You can use Vault profitably basically any time you have spare mana. You might ultimately want a six drop for the matchup but using a Vampiric Tutor to do so on turn two seems bad. Vault however can find it, leave it waiting in your deck till you can actually use it and still improve the quality of the turns in between. Alternatively Vault can go find a card you want and hopefully one or two others and then, like Brainstorm, use a shuffle effect to get shot of the unwanted cards.

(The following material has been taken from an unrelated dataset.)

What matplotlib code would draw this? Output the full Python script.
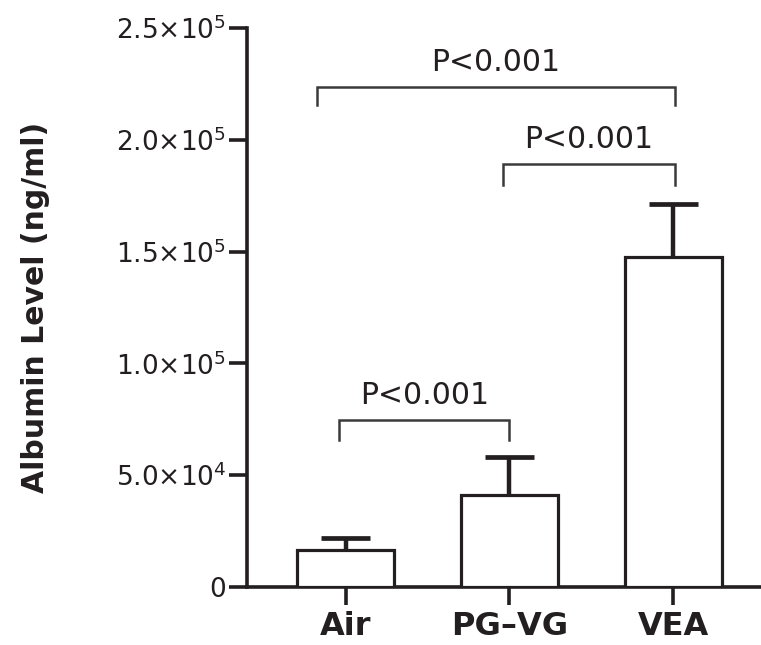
import matplotlib
matplotlib.use("Agg")
import matplotlib.pyplot as plt

# values (ng/ml)
groups = ["Air", "PG\u2013VG", "VEA"]
means = [16500, 41100, 147600]
err_up = [5300, 17200, 23700]

# significance brackets: left x, right x, bar height, leg bottom, label
br_left = [-0.175, 0.96, -0.04]
br_right = [2.01, 2.01, 1.0]
br_top = [223700, 189000, 74700]
br_foot = [215600, 179800, 65700]
br_text = ["P<0.001", "P<0.001", "P<0.001"]

yticks = [0, 50000, 100000, 150000, 200000, 250000]
ytick_labels = ["0", r"5.0$\times$10$^{4}$", r"1.0$\times$10$^{5}$",
                r"1.5$\times$10$^{5}$", r"2.0$\times$10$^{5}$", r"2.5$\times$10$^{5}$"]

INK = "#231f20"
plt.rcParams["font.family"] = ["DejaVu Sans"]
plt.rcParams["mathtext.fontset"] = "dejavusans"

fig = plt.figure(figsize=(7.61, 6.45), dpi=100)
ax = fig.add_axes([0.325, 0.09, 0.675, 0.8666])

x = list(range(len(groups)))
ax.bar(x, means, width=0.59, color="white", edgecolor=INK, linewidth=2.3, zorder=3)
# upper-only error bars: stem from bar top plus cap
tops = [m + e for m, e in zip(means, err_up)]
ax.vlines(x, means, tops, color=INK, lw=3.2, zorder=2)
ax.hlines(tops, [xi - 0.15 for xi in x], [xi + 0.15 for xi in x], color=INK, lw=3.4, zorder=2)

for xl, xr, yt, yf, t in zip(br_left, br_right, br_top, br_foot, br_text):
    ax.plot([xl, xl, xr, xr], [yf, yt, yt, yf], color="#3a3a3a", lw=1.8,
            solid_joinstyle="miter", zorder=4)
    ax.annotate(t, xy=((xl + xr) / 2, yt), xytext=(0, 11.5), textcoords="offset points",
                ha="center", va="baseline", fontsize=21.5, color=INK)

ax.set_xlim(-0.6, 2.535)
ax.set_ylim(0, 250000)
ax.set_xticks(x)
ax.set_xticklabels(groups, fontsize=23, fontweight="bold", color=INK)
ax.set_yticks(yticks)
ax.set_yticklabels(ytick_labels, fontsize=19, color=INK)
ax.set_ylabel("Albumin Level (ng/ml)", fontsize=21.5, fontweight="bold", color=INK)
ax.yaxis.set_label_coords(-0.385, 0.5)

for s in ["top", "right"]:
    ax.spines[s].set_visible(False)
for s in ["left", "bottom"]:
    ax.spines[s].set_linewidth(2.6)
    ax.spines[s].set_color(INK)
ax.tick_params(axis="both", length=13, width=2.6, color=INK)
ax.tick_params(axis="y", pad=2)
ax.tick_params(axis="x", pad=4)

fig.savefig("out.png", dpi=100)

There are some cool things going on with Vault which warms me to the card as well. If for some reason you have infinite life and your library does not have a number of cards in it that is evenly divisible by five then you can tutor up any five cards from your deck! Not sure why you need five specific cards to win when you already have infinite life but still. Pretty cool. Also, in all the various debates about which are the hardest magic cards to play I can only think that obscurity is what keeps this out of the top slots. In every way imaginable this is the hardest magic card in the whole game. It has far far more choices and options going on. I did a top ten hardest cards list draft a while back and a selection of the top cards included Brainstorm, Gifts Ungiven, Divining Top, Vampiric Tutor and simply put, Lim-Dul's Vault crushes all of those for complexity. It has pretty much all the different difficulties and things going on as all those other cards but rolled into one incredibly cheap card. One could debate long and hard between this and Gifts Ungiven, the commonly viewed most difficult card, as to which is tougher but as of recently I am very much in the Lim-Dul's Vault camp.